FROM okta_system_log
If source.kind is omitted, generated SQL uses raw_payloads:
FROM raw_payloads
Generated SQL assumes the raw relation has a JSON column named raw_payload.
Run lowering with:
m5c lower apps/security-analytics --dev --out lowered
Then inspect:
lowered/generated/sql/
lowered/generated/bundles/
Validate and test workflow
Use this loop while authoring:
m5c validate apps/security-analytics --workspace --offline
m5c test apps/security-analytics --workspace
m5c lower apps/security-analytics --dev --out /tmp/m5c-lowered
If a mapping test fails, inspect:
- the fixture path;
- JSON Pointer spelling;
- required fields;
- enum source values and defaults;
- target contract field names and types.
Common mistakes
| Mistake | Fix |
|---|---|
Using $.field JSONPath syntax | Use JSON Pointer: /field. |
Setting source.kind: okta | Use a record-shape name such as okta.system_log. |
Assuming source.kind selects a connector | Put connector/provider information in DataModule; mappings normalize raw records. |
| Mapping to fields not present in the target contract | Update the target contract or correct the field name. |
Marking too many fields as required | Require only fields the app needs to function correctly. |
| Forgetting fixture tests | Add tests for success, failure, missing-field, and source-drift examples. |
| Committing generated SQL as source of truth | Commit mapping source; treat lowered SQL as generated output unless deliberately promoted. |
Best practices
- Start from the contract and map only fields the app actually uses.
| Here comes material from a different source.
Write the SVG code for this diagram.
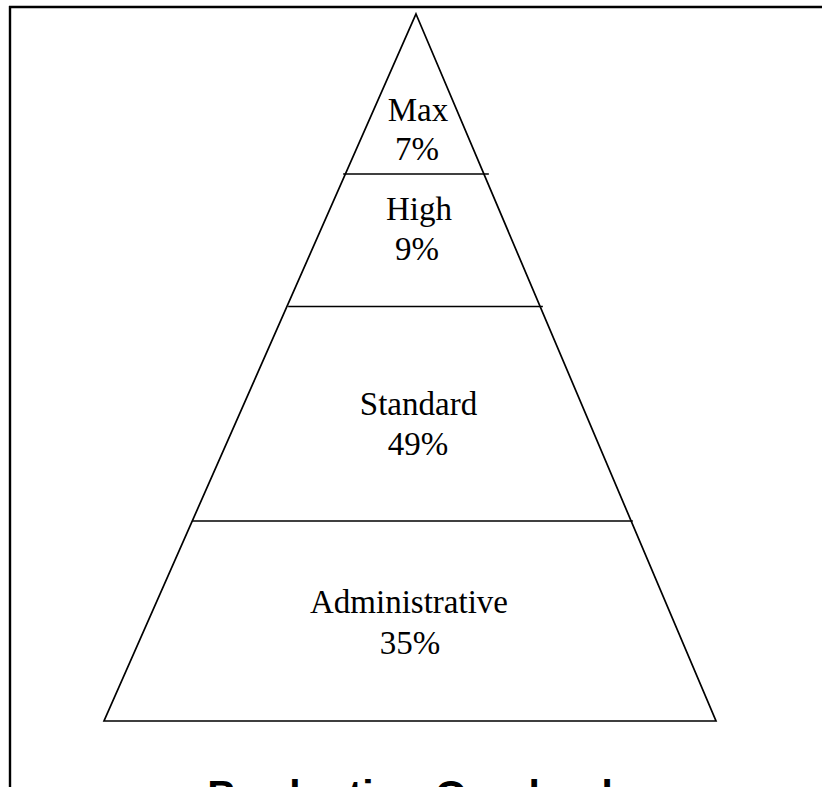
<svg xmlns="http://www.w3.org/2000/svg" width="822" height="787" viewBox="0 0 822 787">
<style>
.ln{stroke:#000;stroke-width:1.7;fill:none;stroke-linecap:square}
.bd{stroke:#000;stroke-width:2.4;fill:none}
.lb{font-family:"Liberation Serif","Times New Roman",serif;font-size:33px;fill:#000;text-anchor:middle}
.tt{font-family:"Liberation Sans",Arial,sans-serif;font-size:41px;font-weight:bold;fill:#000;text-anchor:middle}
</style>
<rect width="822" height="787" fill="#fff"/>
<g id="frame">
<line class="bd" x1="9" y1="7" x2="822" y2="7"/>
<line class="bd" x1="10" y1="6" x2="10" y2="787"/>
</g>
<g id="pyramid">
<polygon class="ln" points="416,14 716,721 104,721"/>
<line class="ln" x1="344" y1="174" x2="488" y2="174"/>
<line class="ln" x1="289" y1="306.5" x2="542" y2="306.5"/>
<line class="ln" x1="193" y1="521" x2="632" y2="521"/>
</g>
<g id="tier-max">
<text class="lb" x="418" y="121" font-size="31">Max</text>
<text class="lb" x="417" y="160" font-size="31">7%</text>
</g>
<g id="tier-high">
<text class="lb" x="419" y="220" font-size="31">High</text>
<text class="lb" x="417" y="260" font-size="31">9%</text>
</g>
<g id="tier-standard">
<text class="lb" x="418.5" y="415" font-size="32">Standard</text>
<text class="lb" x="418" y="455" font-size="32">49%</text>
</g>
<g id="tier-administrative">
<text class="lb" x="409" y="613">Administrative</text>
<text class="lb" x="410" y="654">35%</text>
</g>
<g id="title">
<text class="tt" x="410" y="809">Production Overload</text>
</g>
</svg>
- Keep one mapping focused on one raw record shape.
- Use stable target field names from the contract.
- Prefer contract enum values over raw vendor strings.
- Use
source.kindvalues that will make generated SQL readable. - Add at least one fixture per important source variant.
- Run validate, test, and lower before publishing a package.